EXERCISE PROMPT » Reproduce all the lines below exactly and omit the images.
####################
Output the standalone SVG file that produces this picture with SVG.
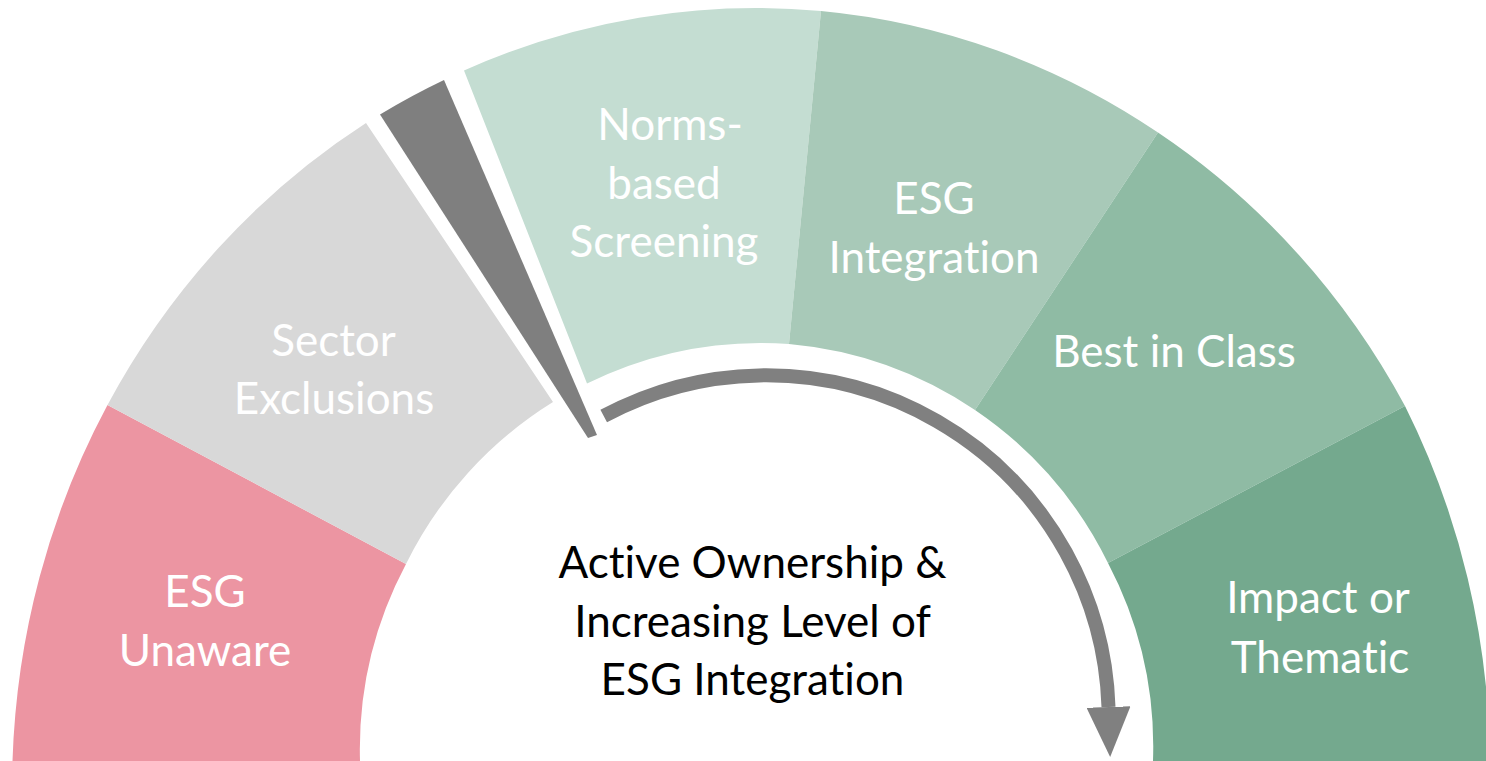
<svg xmlns="http://www.w3.org/2000/svg" width="1486" height="761" viewBox="0 0 1486 761">
  <style>
    .lbl { font-family: Lato, "Liberation Sans", sans-serif; font-size: 44px; fill: #ffffff; text-anchor: middle; font-variant-ligatures: none; }
    .ctr { font-family: Lato, "Liberation Sans", sans-serif; font-size: 44px; fill: #000000; text-anchor: middle; font-variant-ligatures: none; }
    .conn { fill: none; stroke: #808080; stroke-width: 14; stroke-linecap: butt; }
  </style>
  <defs>
    <marker id="ah" markerUnits="userSpaceOnUse" viewBox="0 0 50 44" refX="0" refY="22" markerWidth="50" markerHeight="44" orient="auto">
      <path d="M0,0 L50,22 L0,44 Z" fill="#808080"/>
    </marker>
  </defs>
  <rect width="1486" height="761" fill="#ffffff"/>

  <g id="esg-unaware">
    <path d="M12.5 761 A744.5 780 0 0 1 107.5 405 L406 564 A397 397 0 0 0 360 761 Z" fill="#EC95A2"/>
    <text class="lbl" x="205" y="607">ESG</text>
    <text class="lbl" x="205" y="666">Unaware</text>
  </g>

  <g id="sector-exclusions">
    <path d="M107.5 405 A744.5 780 0 0 1 366 123 L553 402 A397 397 0 0 0 406 564 Z" fill="#D8D8D8"/>
    <text class="lbl" x="333.5" y="356">Sector</text>
    <text class="lbl" x="334" y="414">Exclusions</text>
  </g>

  <g id="pointer">
    <path d="M380 114.5 A744.5 780 0 0 1 444 80 L597 435 L588 438 Z" fill="#7F7F7F"/>
  </g>

  <g id="norms-based-screening">
    <path d="M464 70.5 A744.5 780 0 0 1 821 11 L789 344 A397 397 0 0 0 587 383.5 Z" fill="#C4DDD2"/>
    <text class="lbl" x="670" y="140">Norms-</text>
    <text class="lbl" x="664" y="198.5">based</text>
    <text class="lbl" x="664" y="257">Screening</text>
  </g>

  <g id="esg-integration">
    <path d="M821 11 A744.5 780 0 0 1 1158 132.5 L975 410 A397 397 0 0 0 789 344 Z" fill="#A8C9B8"/>
    <text class="lbl" x="934" y="214">ESG</text>
    <text class="lbl" x="934" y="273">Integration</text>
  </g>

  <g id="best-in-class">
    <path d="M1158 132.5 A744.5 780 0 0 1 1405 406 L1108 563 A397 397 0 0 0 975 410 Z" fill="#8FBBA4"/>
    <text class="lbl" x="1174" y="367">Best in Class</text>
  </g>

  <g id="impact-or-thematic">
    <path d="M1405 406 A744.5 780 0 0 1 1490 761 L1153 761 A397 397 0 0 0 1108 563 Z" fill="#74A98E"/>
    <text class="lbl" x="1318" y="613">Impact or</text>
    <text class="lbl" x="1320" y="673">Thematic</text>
  </g>

  <g id="center-label">
    <text class="ctr" x="752.5" y="578">Active Ownership &amp;</text>
    <text class="ctr" x="752.5" y="637">Increasing Level of</text>
    <text class="ctr" x="752.5" y="695">ESG Integration</text>
  </g>

  <g id="connectors">
    <path class="conn" d="M603.7 416 A343 343 0 0 1 1108.5 707" marker-end="url(#ah)"/>
  </g>
</svg>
####################
ANSWER TO THIS EXERCISE »
Output the standalone SVG file that produces this picture with SVG.
<svg xmlns="http://www.w3.org/2000/svg" width="1486" height="761" viewBox="0 0 1486 761">
  <style>
    .lbl { font-family: Lato, "Liberation Sans", sans-serif; font-size: 44px; fill: #ffffff; text-anchor: middle; font-variant-ligatures: none; }
    .ctr { font-family: Lato, "Liberation Sans", sans-serif; font-size: 44px; fill: #000000; text-anchor: middle; font-variant-ligatures: none; }
    .conn { fill: none; stroke: #808080; stroke-width: 14; stroke-linecap: butt; }
  </style>
  <defs>
    <marker id="ah" markerUnits="userSpaceOnUse" viewBox="0 0 50 44" refX="0" refY="22" markerWidth="50" markerHeight="44" orient="auto">
      <path d="M0,0 L50,22 L0,44 Z" fill="#808080"/>
    </marker>
  </defs>
  <rect width="1486" height="761" fill="#ffffff"/>

  <g id="esg-unaware">
    <path d="M12.5 761 A744.5 780 0 0 1 107.5 405 L406 564 A397 397 0 0 0 360 761 Z" fill="#EC95A2"/>
    <text class="lbl" x="205" y="607">ESG</text>
    <text class="lbl" x="205" y="666">Unaware</text>
  </g>

  <g id="sector-exclusions">
    <path d="M107.5 405 A744.5 780 0 0 1 366 123 L553 402 A397 397 0 0 0 406 564 Z" fill="#D8D8D8"/>
    <text class="lbl" x="333.5" y="356">Sector</text>
    <text class="lbl" x="334" y="414">Exclusions</text>
  </g>

  <g id="pointer">
    <path d="M380 114.5 A744.5 780 0 0 1 444 80 L597 435 L588 438 Z" fill="#7F7F7F"/>
  </g>

  <g id="norms-based-screening">
    <path d="M464 70.5 A744.5 780 0 0 1 821 11 L789 344 A397 397 0 0 0 587 383.5 Z" fill="#C4DDD2"/>
    <text class="lbl" x="670" y="140">Norms-</text>
    <text class="lbl" x="664" y="198.5">based</text>
    <text class="lbl" x="664" y="257">Screening</text>
  </g>

  <g id="esg-integration">
    <path d="M821 11 A744.5 780 0 0 1 1158 132.5 L975 410 A397 397 0 0 0 789 344 Z" fill="#A8C9B8"/>
    <text class="lbl" x="934" y="214">ESG</text>
    <text class="lbl" x="934" y="273">Integration</text>
  </g>

  <g id="best-in-class">
    <path d="M1158 132.5 A744.5 780 0 0 1 1405 406 L1108 563 A397 397 0 0 0 975 410 Z" fill="#8FBBA4"/>
    <text class="lbl" x="1174" y="367">Best in Class</text>
  </g>

  <g id="impact-or-thematic">
    <path d="M1405 406 A744.5 780 0 0 1 1490 761 L1153 761 A397 397 0 0 0 1108 563 Z" fill="#74A98E"/>
    <text class="lbl" x="1318" y="613">Impact or</text>
    <text class="lbl" x="1320" y="673">Thematic</text>
  </g>

  <g id="center-label">
    <text class="ctr" x="752.5" y="578">Active Ownership &amp;</text>
    <text class="ctr" x="752.5" y="637">Increasing Level of</text>
    <text class="ctr" x="752.5" y="695">ESG Integration</text>
  </g>

  <g id="connectors">
    <path class="conn" d="M603.7 416 A343 343 0 0 1 1108.5 707" marker-end="url(#ah)"/>
  </g>
</svg>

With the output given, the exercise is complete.